WHAT TO WORK ON: Your copy of the material must match it exactly, except that pictures are dropped.

MATERIAL PROVIDED:
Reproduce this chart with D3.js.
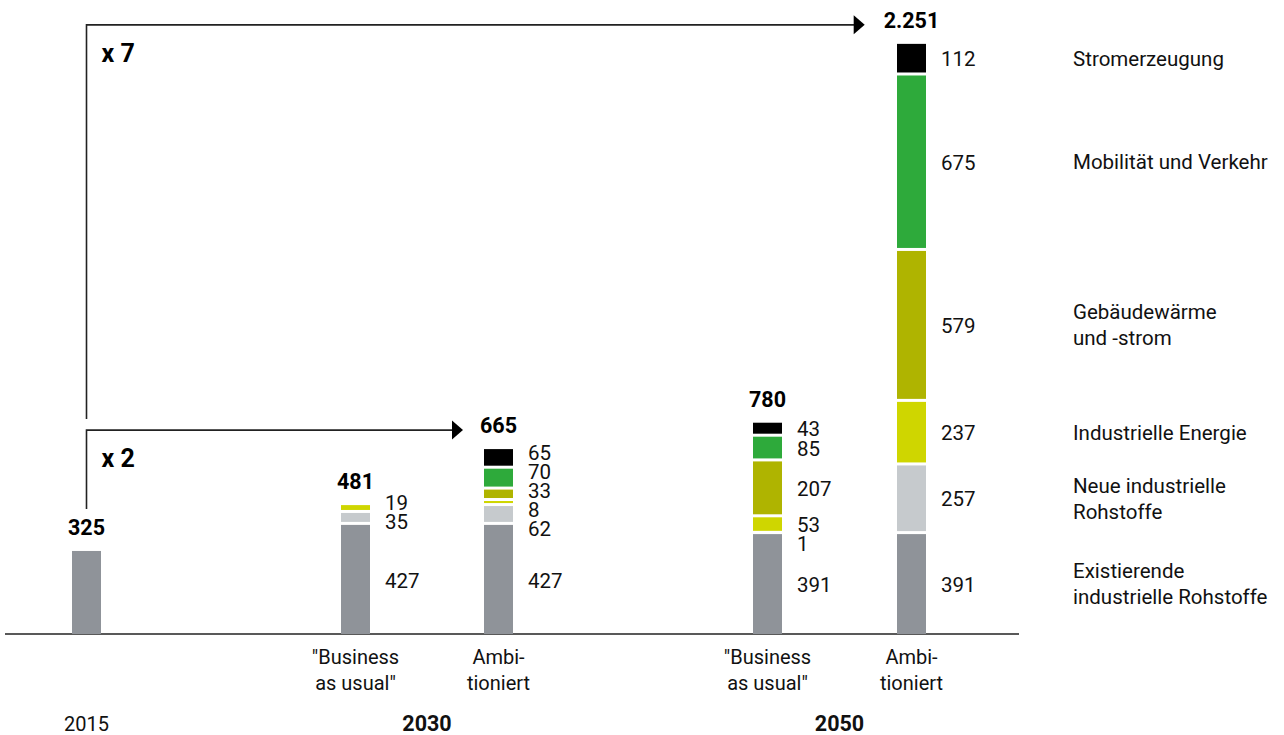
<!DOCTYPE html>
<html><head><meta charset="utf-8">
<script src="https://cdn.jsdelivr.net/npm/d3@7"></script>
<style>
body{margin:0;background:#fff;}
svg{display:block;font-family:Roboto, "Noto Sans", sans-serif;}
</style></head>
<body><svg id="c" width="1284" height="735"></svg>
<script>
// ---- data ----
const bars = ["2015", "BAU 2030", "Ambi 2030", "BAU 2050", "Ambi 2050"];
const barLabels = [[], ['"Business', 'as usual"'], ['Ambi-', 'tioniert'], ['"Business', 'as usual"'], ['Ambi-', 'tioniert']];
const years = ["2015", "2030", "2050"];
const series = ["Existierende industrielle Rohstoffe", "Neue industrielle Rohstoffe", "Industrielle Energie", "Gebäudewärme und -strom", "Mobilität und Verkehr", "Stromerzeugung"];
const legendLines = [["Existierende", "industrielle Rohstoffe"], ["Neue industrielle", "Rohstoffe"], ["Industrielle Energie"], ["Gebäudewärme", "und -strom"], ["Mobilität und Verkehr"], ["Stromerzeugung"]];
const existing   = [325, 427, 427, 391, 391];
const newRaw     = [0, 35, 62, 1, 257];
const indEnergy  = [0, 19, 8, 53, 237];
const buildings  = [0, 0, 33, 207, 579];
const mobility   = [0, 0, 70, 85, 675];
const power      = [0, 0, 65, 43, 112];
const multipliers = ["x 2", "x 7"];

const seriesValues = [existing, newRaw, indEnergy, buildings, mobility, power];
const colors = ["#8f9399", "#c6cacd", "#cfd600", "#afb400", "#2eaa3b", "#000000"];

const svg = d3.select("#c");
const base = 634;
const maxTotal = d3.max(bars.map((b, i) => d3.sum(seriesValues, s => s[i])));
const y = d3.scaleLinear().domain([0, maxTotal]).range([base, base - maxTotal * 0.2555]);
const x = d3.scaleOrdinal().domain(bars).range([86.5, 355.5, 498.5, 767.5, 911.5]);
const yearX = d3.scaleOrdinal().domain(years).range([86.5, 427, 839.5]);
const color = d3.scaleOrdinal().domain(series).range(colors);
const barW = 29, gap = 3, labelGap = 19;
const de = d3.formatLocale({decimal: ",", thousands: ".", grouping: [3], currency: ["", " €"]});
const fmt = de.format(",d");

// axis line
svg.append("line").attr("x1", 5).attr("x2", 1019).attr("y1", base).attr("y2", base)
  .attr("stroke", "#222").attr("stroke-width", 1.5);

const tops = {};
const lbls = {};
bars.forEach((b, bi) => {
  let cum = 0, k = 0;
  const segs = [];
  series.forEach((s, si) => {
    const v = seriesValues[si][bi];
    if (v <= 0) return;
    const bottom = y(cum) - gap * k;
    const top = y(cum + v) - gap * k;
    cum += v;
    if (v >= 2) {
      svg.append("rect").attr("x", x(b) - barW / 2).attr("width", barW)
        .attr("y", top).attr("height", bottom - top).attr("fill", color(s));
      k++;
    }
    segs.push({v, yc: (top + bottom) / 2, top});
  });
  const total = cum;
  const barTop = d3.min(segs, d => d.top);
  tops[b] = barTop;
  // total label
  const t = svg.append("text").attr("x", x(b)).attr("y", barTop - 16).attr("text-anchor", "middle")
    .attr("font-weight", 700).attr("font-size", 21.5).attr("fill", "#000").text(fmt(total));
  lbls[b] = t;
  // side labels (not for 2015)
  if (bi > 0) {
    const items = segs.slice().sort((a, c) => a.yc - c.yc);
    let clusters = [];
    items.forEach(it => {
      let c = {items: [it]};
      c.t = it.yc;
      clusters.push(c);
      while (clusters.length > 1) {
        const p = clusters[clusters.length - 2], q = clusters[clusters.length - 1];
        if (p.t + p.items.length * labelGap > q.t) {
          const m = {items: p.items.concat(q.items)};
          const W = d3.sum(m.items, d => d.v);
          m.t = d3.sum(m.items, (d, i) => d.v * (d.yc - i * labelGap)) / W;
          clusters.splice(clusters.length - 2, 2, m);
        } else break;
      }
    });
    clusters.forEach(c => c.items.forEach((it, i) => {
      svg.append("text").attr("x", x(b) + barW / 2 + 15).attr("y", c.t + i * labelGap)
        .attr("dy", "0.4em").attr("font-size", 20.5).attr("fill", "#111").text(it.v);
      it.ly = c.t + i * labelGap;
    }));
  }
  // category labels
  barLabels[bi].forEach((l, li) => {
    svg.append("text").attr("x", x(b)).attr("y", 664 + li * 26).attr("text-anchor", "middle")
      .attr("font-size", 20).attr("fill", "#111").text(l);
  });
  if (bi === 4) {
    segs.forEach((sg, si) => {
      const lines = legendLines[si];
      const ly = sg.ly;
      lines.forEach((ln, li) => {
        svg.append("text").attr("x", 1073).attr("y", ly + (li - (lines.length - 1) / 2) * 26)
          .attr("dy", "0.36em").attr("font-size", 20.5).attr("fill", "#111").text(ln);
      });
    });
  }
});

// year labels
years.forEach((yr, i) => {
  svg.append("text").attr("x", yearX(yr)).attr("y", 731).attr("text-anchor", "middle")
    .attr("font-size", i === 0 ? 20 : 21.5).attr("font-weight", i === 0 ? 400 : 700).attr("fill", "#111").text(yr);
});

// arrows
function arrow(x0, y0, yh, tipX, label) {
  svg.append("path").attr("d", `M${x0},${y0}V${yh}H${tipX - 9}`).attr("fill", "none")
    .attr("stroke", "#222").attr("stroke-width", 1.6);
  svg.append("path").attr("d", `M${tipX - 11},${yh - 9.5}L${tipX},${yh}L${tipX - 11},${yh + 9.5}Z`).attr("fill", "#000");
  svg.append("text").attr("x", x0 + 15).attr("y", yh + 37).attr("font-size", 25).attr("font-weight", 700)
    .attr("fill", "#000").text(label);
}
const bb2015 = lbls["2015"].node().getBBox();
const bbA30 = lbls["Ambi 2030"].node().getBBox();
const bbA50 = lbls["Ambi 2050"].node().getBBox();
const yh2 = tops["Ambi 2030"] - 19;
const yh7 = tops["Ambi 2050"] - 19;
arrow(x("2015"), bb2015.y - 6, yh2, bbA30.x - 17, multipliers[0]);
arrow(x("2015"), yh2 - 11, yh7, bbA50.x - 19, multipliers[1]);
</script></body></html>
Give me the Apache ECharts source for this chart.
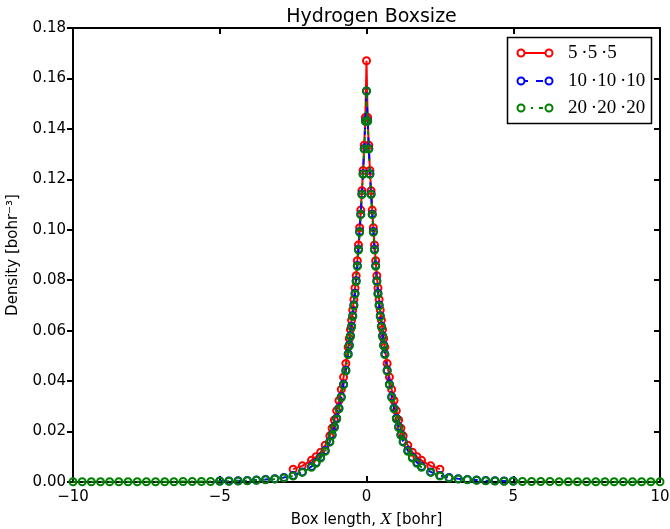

FINISHED EXERCISE:
Reproduce this chart with D3.js.
<!DOCTYPE html>
<html><head><meta charset="utf-8">
<script src="https://cdn.jsdelivr.net/npm/d3@7"></script>
<style>
body{margin:0;background:#fff;}
svg{display:block;font-family:Roboto, "Noto Sans", sans-serif;}
</style></head>
<body><svg id="c" width="1284" height="735"></svg>
<script>
// ---- data ----
const bars = ["2015", "BAU 2030", "Ambi 2030", "BAU 2050", "Ambi 2050"];
const barLabels = [[], ['"Business', 'as usual"'], ['Ambi-', 'tioniert'], ['"Business', 'as usual"'], ['Ambi-', 'tioniert']];
const years = ["2015", "2030", "2050"];
const series = ["Existierende industrielle Rohstoffe", "Neue industrielle Rohstoffe", "Industrielle Energie", "Gebäudewärme und -strom", "Mobilität und Verkehr", "Stromerzeugung"];
const legendLines = [["Existierende", "industrielle Rohstoffe"], ["Neue industrielle", "Rohstoffe"], ["Industrielle Energie"], ["Gebäudewärme", "und -strom"], ["Mobilität und Verkehr"], ["Stromerzeugung"]];
const existing   = [325, 427, 427, 391, 391];
const newRaw     = [0, 35, 62, 1, 257];
const indEnergy  = [0, 19, 8, 53, 237];
const buildings  = [0, 0, 33, 207, 579];
const mobility   = [0, 0, 70, 85, 675];
const power      = [0, 0, 65, 43, 112];
const multipliers = ["x 2", "x 7"];

const seriesValues = [existing, newRaw, indEnergy, buildings, mobility, power];
const colors = ["#8f9399", "#c6cacd", "#cfd600", "#afb400", "#2eaa3b", "#000000"];

const svg = d3.select("#c");
const base = 634;
const maxTotal = d3.max(bars.map((b, i) => d3.sum(seriesValues, s => s[i])));
const y = d3.scaleLinear().domain([0, maxTotal]).range([base, base - maxTotal * 0.2555]);
const x = d3.scaleOrdinal().domain(bars).range([86.5, 355.5, 498.5, 767.5, 911.5]);
const yearX = d3.scaleOrdinal().domain(years).range([86.5, 427, 839.5]);
const color = d3.scaleOrdinal().domain(series).range(colors);
const barW = 29, gap = 3, labelGap = 19;
const de = d3.formatLocale({decimal: ",", thousands: ".", grouping: [3], currency: ["", " €"]});
const fmt = de.format(",d");

// axis line
svg.append("line").attr("x1", 5).attr("x2", 1019).attr("y1", base).attr("y2", base)
  .attr("stroke", "#222").attr("stroke-width", 1.5);

const tops = {};
const lbls = {};
bars.forEach((b, bi) => {
  let cum = 0, k = 0;
  const segs = [];
  series.forEach((s, si) => {
    const v = seriesValues[si][bi];
    if (v <= 0) return;
    const bottom = y(cum) - gap * k;
    const top = y(cum + v) - gap * k;
    cum += v;
    if (v >= 2) {
      svg.append("rect").attr("x", x(b) - barW / 2).attr("width", barW)
        .attr("y", top).attr("height", bottom - top).attr("fill", color(s));
      k++;
    }
    segs.push({v, yc: (top + bottom) / 2, top});
  });
  const total = cum;
  const barTop = d3.min(segs, d => d.top);
  tops[b] = barTop;
  // total label
  const t = svg.append("text").attr("x", x(b)).attr("y", barTop - 16).attr("text-anchor", "middle")
    .attr("font-weight", 700).attr("font-size", 21.5).attr("fill", "#000").text(fmt(total));
  lbls[b] = t;
  // side labels (not for 2015)
  if (bi > 0) {
    const items = segs.slice().sort((a, c) => a.yc - c.yc);
    let clusters = [];
    items.forEach(it => {
      let c = {items: [it]};
      c.t = it.yc;
      clusters.push(c);
      while (clusters.length > 1) {
        const p = clusters[clusters.length - 2], q = clusters[clusters.length - 1];
        if (p.t + p.items.length * labelGap > q.t) {
          const m = {items: p.items.concat(q.items)};
          const W = d3.sum(m.items, d => d.v);
          m.t = d3.sum(m.items, (d, i) => d.v * (d.yc - i * labelGap)) / W;
          clusters.splice(clusters.length - 2, 2, m);
        } else break;
      }
    });
    clusters.forEach(c => c.items.forEach((it, i) => {
      svg.append("text").attr("x", x(b) + barW / 2 + 15).attr("y", c.t + i * labelGap)
        .attr("dy", "0.4em").attr("font-size", 20.5).attr("fill", "#111").text(it.v);
      it.ly = c.t + i * labelGap;
    }));
  }
  // category labels
  barLabels[bi].forEach((l, li) => {
    svg.append("text").attr("x", x(b)).attr("y", 664 + li * 26).attr("text-anchor", "middle")
      .attr("font-size", 20).attr("fill", "#111").text(l);
  });
  if (bi === 4) {
    segs.forEach((sg, si) => {
      const lines = legendLines[si];
      const ly = sg.ly;
      lines.forEach((ln, li) => {
        svg.append("text").attr("x", 1073).attr("y", ly + (li - (lines.length - 1) / 2) * 26)
          .attr("dy", "0.36em").attr("font-size", 20.5).attr("fill", "#111").text(ln);
      });
    });
  }
});

// year labels
years.forEach((yr, i) => {
  svg.append("text").attr("x", yearX(yr)).attr("y", 731).attr("text-anchor", "middle")
    .attr("font-size", i === 0 ? 20 : 21.5).attr("font-weight", i === 0 ? 400 : 700).attr("fill", "#111").text(yr);
});

// arrows
function arrow(x0, y0, yh, tipX, label) {
  svg.append("path").attr("d", `M${x0},${y0}V${yh}H${tipX - 9}`).attr("fill", "none")
    .attr("stroke", "#222").attr("stroke-width", 1.6);
  svg.append("path").attr("d", `M${tipX - 11},${yh - 9.5}L${tipX},${yh}L${tipX - 11},${yh + 9.5}Z`).attr("fill", "#000");
  svg.append("text").attr("x", x0 + 15).attr("y", yh + 37).attr("font-size", 25).attr("font-weight", 700)
    .attr("fill", "#000").text(label);
}
const bb2015 = lbls["2015"].node().getBBox();
const bbA30 = lbls["Ambi 2030"].node().getBBox();
const bbA50 = lbls["Ambi 2050"].node().getBBox();
const yh2 = tops["Ambi 2030"] - 19;
const yh7 = tops["Ambi 2050"] - 19;
arrow(x("2015"), bb2015.y - 6, yh2, bbA30.x - 17, multipliers[0]);
arrow(x("2015"), yh2 - 11, yh7, bbA50.x - 19, multipliers[1]);
</script></body></html>
Give me the Apache ECharts source for this chart.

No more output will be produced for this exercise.